Are your small fry pestering you for an explanation of the death of Qasem Soleimani?
Well, you are in luck. Time magazine will help you explain this to your children.
Time has just published in TimeforKids a handy guide on how to address the death of Soleimani with children.
It will leave kids utterly confused and deeply ignorant, but other than that it's perfect.
The guide provides “talking points for how to answer questions about this tough topic.” Teachers and parents with “talking points.” Who knew?
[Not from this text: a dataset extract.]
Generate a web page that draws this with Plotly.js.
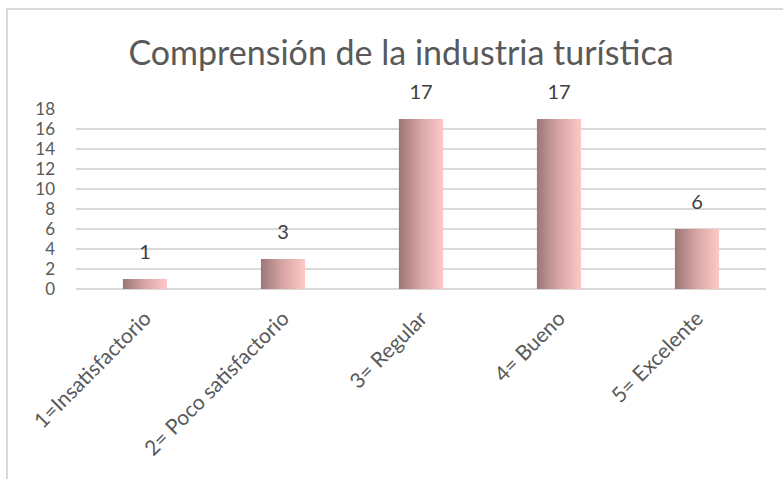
<!DOCTYPE html>
<html>
<head>
<meta charset="utf-8">
<script src="https://cdn.plot.ly/plotly-3.0.1.min.js"></script>
<style>
  html, body { margin: 0; padding: 0; background: #ffffff; overflow: hidden; }
  #chart { width: 783px; height: 479px; position: relative; }
  #frame { position: absolute; left: 6px; top: 8px; width: 900px; height: 600px;
           border-left: 2px solid #d9d9d9; border-top: 2px solid #d9d9d9; pointer-events: none; }
</style>
</head>
<body>
<div id="chart"></div>
<div id="frame"></div>
<script>
const categories = ["1=Insatisfactorio", "2= Poco satisfactorio", "3= Regular", "4= Bueno", "5= Excelente"];
const values = [1, 3, 17, 17, 6];
const yTicks = [0, 2, 4, 6, 8, 10, 12, 14, 16, 18];
const chartTitle = "Comprensión de la industria turística";

const FONT = "Lato, 'Open Sans', sans-serif";

const traces = [
  {
    type: "bar",
    x: categories,
    y: values,
    marker: { color: "#d9a3a3", line: { width: 0 } },
    hoverinfo: "x+y",
    showlegend: false
  },
  {
    type: "scatter",
    mode: "markers+text",
    x: categories,
    y: values,
    text: values.map(String),
    textposition: "top center",
    textfont: { family: FONT, size: 20, color: "#404040" },
    marker: { size: 22, color: "rgba(0,0,0,0)" },
    hoverinfo: "skip",
    showlegend: false,
    cliponaxis: false
  }
];

const layout = {
  width: 783,
  height: 479,
  margin: { l: 76, r: 17, t: 109, b: 190 },
  paper_bgcolor: "rgba(0,0,0,0)",
  plot_bgcolor: "rgba(0,0,0,0)",
  font: { family: FONT, color: "#595959" },
  title: {
    text: chartTitle,
    font: { family: FONT, size: 34, color: "#595959" },
    x: 401 / 783,
    xanchor: "center",
    xref: "container",
    y: 1 - 53 / 479,
    yanchor: "middle",
    yref: "container"
  },
  bargap: 0.68,
  xaxis: {
    type: "category",
    tickangle: -45,
    tickfont: { family: FONT, size: 21, color: "#595959" },
    ticks: "",
    ticklabelstandoff: 12,
    showgrid: false,
    showline: false,
    zeroline: false,
    fixedrange: true
  },
  yaxis: {
    range: [0, 18],
    tickvals: yTicks,
    ticktext: yTicks.map(String),
    tickfont: { family: FONT, size: 17, color: "#595959" },
    ticks: "",
    ticklabelstandoff: 20,
    showgrid: true,
    gridcolor: "#d9d9d9",
    gridwidth: 1.6,
    zeroline: true,
    zerolinecolor: "#d9d9d9",
    zerolinewidth: 1.6,
    showline: false,
    fixedrange: true
  }
};

Plotly.newPlot("chart", traces, layout, { displayModeBar: false, staticPlot: true }).then(function (gd) {
  const svg = gd.querySelector("svg.main-svg");
  const ns = "http://www.w3.org/2000/svg";
  let defs = svg.querySelector("defs");
  if (!defs) { defs = document.createElementNS(ns, "defs"); svg.insertBefore(defs, svg.firstChild); }
  const grad = document.createElementNS(ns, "linearGradient");
  grad.setAttribute("id", "barGrad");
  grad.setAttribute("x1", "0"); grad.setAttribute("y1", "0");
  grad.setAttribute("x2", "1"); grad.setAttribute("y2", "0");
  [["0", "#9c7676"], ["0.5", "#d8a6a6"], ["1", "#fec8c8"]].forEach(function (s) {
    const st = document.createElementNS(ns, "stop");
    st.setAttribute("offset", s[0]);
    st.setAttribute("stop-color", s[1]);
    grad.appendChild(st);
  });
  defs.appendChild(grad);
  gd.querySelectorAll(".trace.bars .point path").forEach(function (p) {
    p.style.fill = "url(#barGrad)";
    p.style.fillOpacity = "1";
  });
});
</script>
</body>
</html>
First of all, kiddies may want to know just who Qasem Soleimani was. Time explains:
Qasem Soleimani was a top military leader in Iran, a country in the Middle East.
That is it.
Why would we want to kill a “top leader” in another country? Isn’t that illegal anyway? Well, here’s why, boys and girls:
President Donald Trump has called Soleimani a terrorist. Trump says Soleimani ordered attacks on American military and diplomats and was planning attacks against Americans in the Middle East. For this reason, Trump ordered the U.S. military to kill Soleimani. The drone attack took place at an airport in Baghdad, in Iraq. An Iraqi leader was killed with him.
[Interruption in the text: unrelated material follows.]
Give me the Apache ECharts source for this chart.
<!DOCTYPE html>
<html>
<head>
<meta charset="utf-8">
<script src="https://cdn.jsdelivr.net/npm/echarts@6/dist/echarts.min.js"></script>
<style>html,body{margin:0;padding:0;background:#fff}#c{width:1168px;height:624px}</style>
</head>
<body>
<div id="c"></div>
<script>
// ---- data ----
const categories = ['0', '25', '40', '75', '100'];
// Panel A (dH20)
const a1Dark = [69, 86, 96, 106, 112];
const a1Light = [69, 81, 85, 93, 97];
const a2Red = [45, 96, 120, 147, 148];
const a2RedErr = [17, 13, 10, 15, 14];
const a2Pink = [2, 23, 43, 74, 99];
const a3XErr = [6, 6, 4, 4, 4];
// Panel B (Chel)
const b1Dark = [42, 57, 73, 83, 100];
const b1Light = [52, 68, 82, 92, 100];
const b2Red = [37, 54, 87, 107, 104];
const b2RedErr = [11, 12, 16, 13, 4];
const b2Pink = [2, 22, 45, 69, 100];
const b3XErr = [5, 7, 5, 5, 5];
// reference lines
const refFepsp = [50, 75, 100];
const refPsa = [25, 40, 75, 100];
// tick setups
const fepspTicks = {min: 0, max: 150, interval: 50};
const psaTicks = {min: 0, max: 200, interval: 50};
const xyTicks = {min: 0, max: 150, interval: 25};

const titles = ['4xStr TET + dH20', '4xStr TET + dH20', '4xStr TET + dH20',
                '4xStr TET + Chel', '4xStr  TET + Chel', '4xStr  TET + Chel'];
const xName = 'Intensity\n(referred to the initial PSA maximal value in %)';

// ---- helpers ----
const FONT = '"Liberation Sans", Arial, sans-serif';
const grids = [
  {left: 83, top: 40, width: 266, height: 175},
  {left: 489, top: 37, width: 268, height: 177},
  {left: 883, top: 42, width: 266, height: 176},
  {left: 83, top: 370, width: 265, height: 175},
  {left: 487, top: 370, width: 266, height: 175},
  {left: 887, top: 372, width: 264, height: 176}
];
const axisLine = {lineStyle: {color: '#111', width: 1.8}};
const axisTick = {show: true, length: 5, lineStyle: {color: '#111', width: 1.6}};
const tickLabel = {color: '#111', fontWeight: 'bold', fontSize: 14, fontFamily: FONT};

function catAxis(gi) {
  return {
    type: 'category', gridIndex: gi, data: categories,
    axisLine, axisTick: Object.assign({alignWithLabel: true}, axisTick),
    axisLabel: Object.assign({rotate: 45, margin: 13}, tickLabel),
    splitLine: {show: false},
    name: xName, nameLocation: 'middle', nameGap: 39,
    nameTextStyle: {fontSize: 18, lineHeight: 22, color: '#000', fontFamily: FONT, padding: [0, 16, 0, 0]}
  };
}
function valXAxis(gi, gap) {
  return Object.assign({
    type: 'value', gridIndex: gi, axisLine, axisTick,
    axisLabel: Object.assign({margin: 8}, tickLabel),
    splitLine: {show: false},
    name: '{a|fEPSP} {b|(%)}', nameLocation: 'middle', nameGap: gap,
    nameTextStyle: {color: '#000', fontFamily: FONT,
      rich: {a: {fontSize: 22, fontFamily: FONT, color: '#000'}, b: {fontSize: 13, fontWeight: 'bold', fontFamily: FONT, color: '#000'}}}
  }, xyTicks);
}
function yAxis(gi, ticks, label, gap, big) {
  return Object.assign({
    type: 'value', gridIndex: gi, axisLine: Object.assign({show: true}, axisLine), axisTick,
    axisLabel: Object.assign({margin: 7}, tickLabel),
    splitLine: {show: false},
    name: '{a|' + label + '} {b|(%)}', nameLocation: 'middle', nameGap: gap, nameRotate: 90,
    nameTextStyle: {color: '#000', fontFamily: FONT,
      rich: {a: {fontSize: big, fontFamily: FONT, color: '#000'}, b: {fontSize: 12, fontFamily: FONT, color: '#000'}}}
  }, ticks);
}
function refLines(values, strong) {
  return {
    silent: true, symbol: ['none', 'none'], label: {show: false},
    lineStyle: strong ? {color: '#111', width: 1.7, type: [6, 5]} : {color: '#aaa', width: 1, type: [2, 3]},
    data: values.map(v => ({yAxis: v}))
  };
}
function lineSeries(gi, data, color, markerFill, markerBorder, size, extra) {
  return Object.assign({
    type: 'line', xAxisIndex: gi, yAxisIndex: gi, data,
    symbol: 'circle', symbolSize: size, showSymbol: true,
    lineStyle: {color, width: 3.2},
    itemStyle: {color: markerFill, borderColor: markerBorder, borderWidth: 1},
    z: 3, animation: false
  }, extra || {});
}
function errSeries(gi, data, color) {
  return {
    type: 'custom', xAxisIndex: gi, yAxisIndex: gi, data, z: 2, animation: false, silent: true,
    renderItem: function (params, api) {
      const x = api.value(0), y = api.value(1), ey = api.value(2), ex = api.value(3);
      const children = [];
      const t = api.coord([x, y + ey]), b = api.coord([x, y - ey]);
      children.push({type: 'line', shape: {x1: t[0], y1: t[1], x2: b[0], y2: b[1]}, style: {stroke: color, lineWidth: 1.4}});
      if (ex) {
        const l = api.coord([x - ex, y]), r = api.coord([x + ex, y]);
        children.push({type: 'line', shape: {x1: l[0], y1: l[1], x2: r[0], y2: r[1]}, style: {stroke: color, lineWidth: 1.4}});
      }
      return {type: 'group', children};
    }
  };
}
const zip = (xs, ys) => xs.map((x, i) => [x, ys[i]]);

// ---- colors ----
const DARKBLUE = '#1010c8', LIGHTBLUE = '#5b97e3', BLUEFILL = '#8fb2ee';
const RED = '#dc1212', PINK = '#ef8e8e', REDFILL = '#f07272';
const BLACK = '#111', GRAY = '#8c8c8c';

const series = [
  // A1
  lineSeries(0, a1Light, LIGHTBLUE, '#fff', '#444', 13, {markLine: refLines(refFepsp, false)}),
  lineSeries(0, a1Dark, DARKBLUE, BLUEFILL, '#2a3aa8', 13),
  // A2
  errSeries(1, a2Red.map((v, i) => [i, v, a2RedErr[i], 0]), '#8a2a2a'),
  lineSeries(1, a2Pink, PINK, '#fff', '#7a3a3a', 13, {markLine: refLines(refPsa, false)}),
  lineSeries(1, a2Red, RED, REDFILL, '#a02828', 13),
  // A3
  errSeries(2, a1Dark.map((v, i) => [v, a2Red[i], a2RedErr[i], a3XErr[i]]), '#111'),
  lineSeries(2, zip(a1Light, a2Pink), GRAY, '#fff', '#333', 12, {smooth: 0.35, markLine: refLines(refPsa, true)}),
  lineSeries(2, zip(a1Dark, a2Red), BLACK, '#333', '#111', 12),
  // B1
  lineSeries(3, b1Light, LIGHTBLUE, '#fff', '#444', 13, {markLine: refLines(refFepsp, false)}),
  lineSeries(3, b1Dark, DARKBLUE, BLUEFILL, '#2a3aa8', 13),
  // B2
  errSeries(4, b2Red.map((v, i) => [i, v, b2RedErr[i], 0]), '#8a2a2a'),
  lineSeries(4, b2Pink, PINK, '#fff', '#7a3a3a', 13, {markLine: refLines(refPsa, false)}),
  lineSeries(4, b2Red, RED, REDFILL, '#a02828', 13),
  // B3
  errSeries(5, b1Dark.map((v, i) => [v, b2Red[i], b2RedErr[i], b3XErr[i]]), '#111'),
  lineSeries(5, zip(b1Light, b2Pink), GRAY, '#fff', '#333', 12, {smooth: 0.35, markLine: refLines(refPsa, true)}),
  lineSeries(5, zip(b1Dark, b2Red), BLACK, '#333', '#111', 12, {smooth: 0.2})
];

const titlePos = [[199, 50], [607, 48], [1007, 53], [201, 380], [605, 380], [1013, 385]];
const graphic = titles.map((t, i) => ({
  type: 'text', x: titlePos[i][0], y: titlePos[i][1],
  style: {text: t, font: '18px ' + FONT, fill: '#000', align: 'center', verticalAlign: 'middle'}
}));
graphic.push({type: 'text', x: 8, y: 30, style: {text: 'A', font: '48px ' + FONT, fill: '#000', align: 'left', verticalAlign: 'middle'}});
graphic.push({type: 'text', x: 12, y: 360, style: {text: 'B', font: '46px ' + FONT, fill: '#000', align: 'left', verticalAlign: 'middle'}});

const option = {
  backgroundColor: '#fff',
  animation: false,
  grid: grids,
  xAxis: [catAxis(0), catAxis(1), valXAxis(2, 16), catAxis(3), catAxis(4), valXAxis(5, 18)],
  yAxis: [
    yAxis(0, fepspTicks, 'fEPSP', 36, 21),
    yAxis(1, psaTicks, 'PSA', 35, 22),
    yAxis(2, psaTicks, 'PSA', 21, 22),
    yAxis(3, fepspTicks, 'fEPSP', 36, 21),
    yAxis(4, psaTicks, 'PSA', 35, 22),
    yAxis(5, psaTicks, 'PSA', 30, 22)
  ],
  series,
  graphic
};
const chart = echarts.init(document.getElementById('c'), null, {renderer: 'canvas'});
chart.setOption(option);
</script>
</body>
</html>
What a very bad president, boys and girls!
Time's guide should be a new genre—the how not to guide.
As a Fox News item on the guide notes, the deaths and maiming of hundreds of U.S. soldiers and countless others is overlooked, except as some kind of accusation lodged by President Trump.
Ben Stein and Seth Mandel have better talking points than Time:
"A bad man who killed tens of thousands of people including hundreds of Americans was blown up," conservative commentator Ben Shapiro responded.
“The guy who threatened another Holocaust of our people, and who had the means to try to carry it out, is gone. I hope that’s ok with you kids,” Washington Examiner executive editor Seth Mandel wrote.
And I love this tweet:
My kids did ask what’s going on in Iran. I told them we kill terrorists.
Another mother tweeted:
My 9 year old saw something about it on the news when we were flipping around. He asked what happened. I simply told him that our soldiers killed a very evil man who had murdered a lot of innocent people, because we didn’t want him to hurt anyone else. That’s it. Pretty simple.
So I guess the good news is that parents don’t need talking points from Time to speak to their own children?